(Charts and diagrams as code)
※

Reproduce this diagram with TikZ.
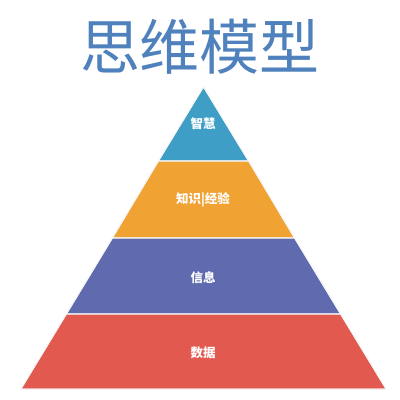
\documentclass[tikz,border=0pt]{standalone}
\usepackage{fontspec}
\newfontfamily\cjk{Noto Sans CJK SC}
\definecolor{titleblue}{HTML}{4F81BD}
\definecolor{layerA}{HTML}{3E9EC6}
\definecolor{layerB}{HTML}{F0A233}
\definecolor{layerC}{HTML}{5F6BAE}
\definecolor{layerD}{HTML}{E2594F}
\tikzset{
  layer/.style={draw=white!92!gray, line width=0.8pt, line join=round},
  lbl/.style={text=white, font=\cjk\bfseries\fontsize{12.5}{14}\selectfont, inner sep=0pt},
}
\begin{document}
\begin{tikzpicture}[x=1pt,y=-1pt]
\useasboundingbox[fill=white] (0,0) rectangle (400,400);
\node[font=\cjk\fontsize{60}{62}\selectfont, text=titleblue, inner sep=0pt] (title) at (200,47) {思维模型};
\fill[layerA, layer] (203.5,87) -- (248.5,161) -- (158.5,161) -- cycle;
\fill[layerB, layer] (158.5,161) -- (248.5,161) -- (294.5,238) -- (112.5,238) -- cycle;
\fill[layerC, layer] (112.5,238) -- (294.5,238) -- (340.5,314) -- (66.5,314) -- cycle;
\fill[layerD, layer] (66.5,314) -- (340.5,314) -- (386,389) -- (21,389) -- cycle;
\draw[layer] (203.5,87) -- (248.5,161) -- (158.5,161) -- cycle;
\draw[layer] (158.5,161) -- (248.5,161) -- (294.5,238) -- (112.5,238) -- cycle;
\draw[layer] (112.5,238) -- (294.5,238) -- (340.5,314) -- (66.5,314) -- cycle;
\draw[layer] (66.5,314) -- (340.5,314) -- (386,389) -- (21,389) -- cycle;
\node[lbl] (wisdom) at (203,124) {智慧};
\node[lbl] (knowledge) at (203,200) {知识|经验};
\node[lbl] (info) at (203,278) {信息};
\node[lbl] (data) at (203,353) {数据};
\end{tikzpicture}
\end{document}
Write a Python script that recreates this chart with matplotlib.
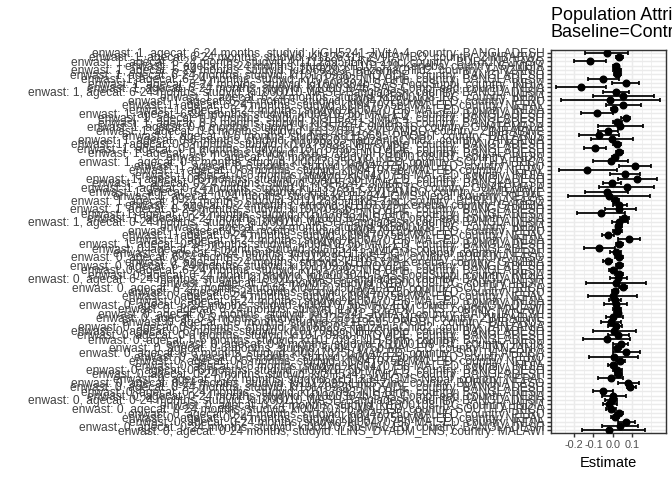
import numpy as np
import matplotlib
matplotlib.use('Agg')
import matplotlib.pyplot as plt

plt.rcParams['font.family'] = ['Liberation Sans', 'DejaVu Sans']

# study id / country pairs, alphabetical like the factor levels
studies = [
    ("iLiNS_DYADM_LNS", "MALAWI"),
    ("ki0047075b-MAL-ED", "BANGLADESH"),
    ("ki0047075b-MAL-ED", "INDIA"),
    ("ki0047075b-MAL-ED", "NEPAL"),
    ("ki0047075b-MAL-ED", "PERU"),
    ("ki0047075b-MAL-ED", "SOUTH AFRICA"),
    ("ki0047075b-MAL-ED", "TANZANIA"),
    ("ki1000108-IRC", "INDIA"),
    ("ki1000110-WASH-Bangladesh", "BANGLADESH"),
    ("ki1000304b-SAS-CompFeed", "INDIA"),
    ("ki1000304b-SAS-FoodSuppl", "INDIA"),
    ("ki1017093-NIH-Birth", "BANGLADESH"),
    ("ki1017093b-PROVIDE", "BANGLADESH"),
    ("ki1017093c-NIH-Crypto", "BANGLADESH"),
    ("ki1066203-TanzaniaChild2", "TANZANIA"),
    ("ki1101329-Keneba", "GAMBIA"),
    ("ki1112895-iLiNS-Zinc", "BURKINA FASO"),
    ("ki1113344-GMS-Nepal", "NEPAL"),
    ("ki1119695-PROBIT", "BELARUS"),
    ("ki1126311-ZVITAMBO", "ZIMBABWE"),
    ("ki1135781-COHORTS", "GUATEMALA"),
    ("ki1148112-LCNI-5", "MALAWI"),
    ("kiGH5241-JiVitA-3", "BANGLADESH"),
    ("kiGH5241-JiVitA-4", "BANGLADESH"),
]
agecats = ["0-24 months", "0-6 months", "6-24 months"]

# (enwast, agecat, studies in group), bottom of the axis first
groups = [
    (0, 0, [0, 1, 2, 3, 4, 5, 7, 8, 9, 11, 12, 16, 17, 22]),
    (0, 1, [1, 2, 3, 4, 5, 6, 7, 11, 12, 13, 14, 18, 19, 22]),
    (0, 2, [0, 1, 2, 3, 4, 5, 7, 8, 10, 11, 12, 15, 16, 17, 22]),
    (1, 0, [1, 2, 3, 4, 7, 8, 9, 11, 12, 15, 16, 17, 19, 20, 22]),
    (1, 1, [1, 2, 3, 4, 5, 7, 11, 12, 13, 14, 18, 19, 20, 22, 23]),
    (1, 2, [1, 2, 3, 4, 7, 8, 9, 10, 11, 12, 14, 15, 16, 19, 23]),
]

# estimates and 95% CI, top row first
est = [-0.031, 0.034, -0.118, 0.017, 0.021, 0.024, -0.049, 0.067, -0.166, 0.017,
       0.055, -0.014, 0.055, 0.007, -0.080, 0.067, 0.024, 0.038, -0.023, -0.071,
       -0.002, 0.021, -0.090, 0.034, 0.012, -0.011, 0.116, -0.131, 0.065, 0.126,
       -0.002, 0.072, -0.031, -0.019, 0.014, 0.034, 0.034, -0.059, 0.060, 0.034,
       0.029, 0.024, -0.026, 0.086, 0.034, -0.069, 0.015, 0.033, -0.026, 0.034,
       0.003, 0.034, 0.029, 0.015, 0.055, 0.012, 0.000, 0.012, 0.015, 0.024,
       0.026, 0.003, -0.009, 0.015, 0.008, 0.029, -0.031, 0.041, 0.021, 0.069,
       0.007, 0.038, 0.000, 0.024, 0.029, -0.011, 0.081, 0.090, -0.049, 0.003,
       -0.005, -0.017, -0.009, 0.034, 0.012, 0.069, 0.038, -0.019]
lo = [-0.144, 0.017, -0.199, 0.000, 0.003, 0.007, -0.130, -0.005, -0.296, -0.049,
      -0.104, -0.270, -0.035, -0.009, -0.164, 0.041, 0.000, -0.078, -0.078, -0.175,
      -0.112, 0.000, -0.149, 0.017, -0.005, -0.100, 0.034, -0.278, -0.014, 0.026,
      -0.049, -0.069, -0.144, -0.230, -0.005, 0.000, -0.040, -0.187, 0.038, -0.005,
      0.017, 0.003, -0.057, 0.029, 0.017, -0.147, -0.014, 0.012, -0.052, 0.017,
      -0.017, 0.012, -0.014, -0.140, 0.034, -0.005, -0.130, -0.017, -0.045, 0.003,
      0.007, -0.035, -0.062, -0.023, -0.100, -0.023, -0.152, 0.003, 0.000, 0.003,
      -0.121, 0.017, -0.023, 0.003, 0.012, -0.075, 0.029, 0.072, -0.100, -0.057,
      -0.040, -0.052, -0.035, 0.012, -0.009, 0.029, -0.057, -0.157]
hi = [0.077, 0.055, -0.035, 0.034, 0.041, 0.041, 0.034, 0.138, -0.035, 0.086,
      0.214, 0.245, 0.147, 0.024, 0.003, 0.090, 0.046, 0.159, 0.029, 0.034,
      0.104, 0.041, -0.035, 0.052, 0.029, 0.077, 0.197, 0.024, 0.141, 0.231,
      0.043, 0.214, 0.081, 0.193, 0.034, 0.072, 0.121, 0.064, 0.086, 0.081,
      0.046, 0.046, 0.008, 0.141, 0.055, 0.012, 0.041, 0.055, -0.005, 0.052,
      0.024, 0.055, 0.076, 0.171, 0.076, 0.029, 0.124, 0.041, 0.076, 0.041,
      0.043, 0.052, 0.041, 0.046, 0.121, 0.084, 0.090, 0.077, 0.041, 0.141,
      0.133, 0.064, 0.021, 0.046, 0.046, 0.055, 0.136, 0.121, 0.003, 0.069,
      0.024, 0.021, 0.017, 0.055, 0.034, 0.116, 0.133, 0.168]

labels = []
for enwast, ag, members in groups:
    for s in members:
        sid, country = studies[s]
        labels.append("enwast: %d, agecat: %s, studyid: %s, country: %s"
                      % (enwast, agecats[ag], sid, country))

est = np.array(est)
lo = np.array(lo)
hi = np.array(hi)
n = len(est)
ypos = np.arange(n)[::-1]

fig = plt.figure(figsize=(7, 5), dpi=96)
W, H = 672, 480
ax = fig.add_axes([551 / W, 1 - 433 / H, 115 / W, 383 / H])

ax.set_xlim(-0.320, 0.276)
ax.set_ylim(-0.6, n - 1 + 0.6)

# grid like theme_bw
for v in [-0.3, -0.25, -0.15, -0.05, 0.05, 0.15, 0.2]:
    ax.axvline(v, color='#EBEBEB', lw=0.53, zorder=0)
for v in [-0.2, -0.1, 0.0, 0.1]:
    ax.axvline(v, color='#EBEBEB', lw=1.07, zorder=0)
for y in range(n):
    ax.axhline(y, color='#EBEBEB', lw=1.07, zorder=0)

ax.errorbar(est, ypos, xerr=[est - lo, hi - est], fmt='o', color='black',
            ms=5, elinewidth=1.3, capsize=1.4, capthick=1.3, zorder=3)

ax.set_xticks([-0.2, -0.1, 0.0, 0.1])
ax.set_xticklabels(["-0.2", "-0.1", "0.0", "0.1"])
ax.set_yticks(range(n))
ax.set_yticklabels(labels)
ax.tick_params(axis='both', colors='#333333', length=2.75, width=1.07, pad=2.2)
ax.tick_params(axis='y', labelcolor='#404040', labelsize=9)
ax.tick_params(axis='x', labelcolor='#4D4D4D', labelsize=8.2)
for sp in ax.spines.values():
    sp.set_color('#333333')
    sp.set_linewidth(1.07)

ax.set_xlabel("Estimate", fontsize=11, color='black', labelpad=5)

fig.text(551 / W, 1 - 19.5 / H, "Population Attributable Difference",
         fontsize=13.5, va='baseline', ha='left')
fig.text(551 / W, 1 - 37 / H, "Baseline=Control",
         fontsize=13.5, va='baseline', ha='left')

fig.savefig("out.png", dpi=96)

※

### Task goal
Above are some entries; copy exactly the lines from the line with "Write a Python" through the line with "plt.rcParams['font.family'] = ['Liberation", both included, but none of the pictures.

### Correct response
Write a Python script that recreates this chart with matplotlib.
import numpy as np
import matplotlib
matplotlib.use('Agg')
import matplotlib.pyplot as plt

plt.rcParams['font.family'] = ['Liberation Sans', 'DejaVu Sans']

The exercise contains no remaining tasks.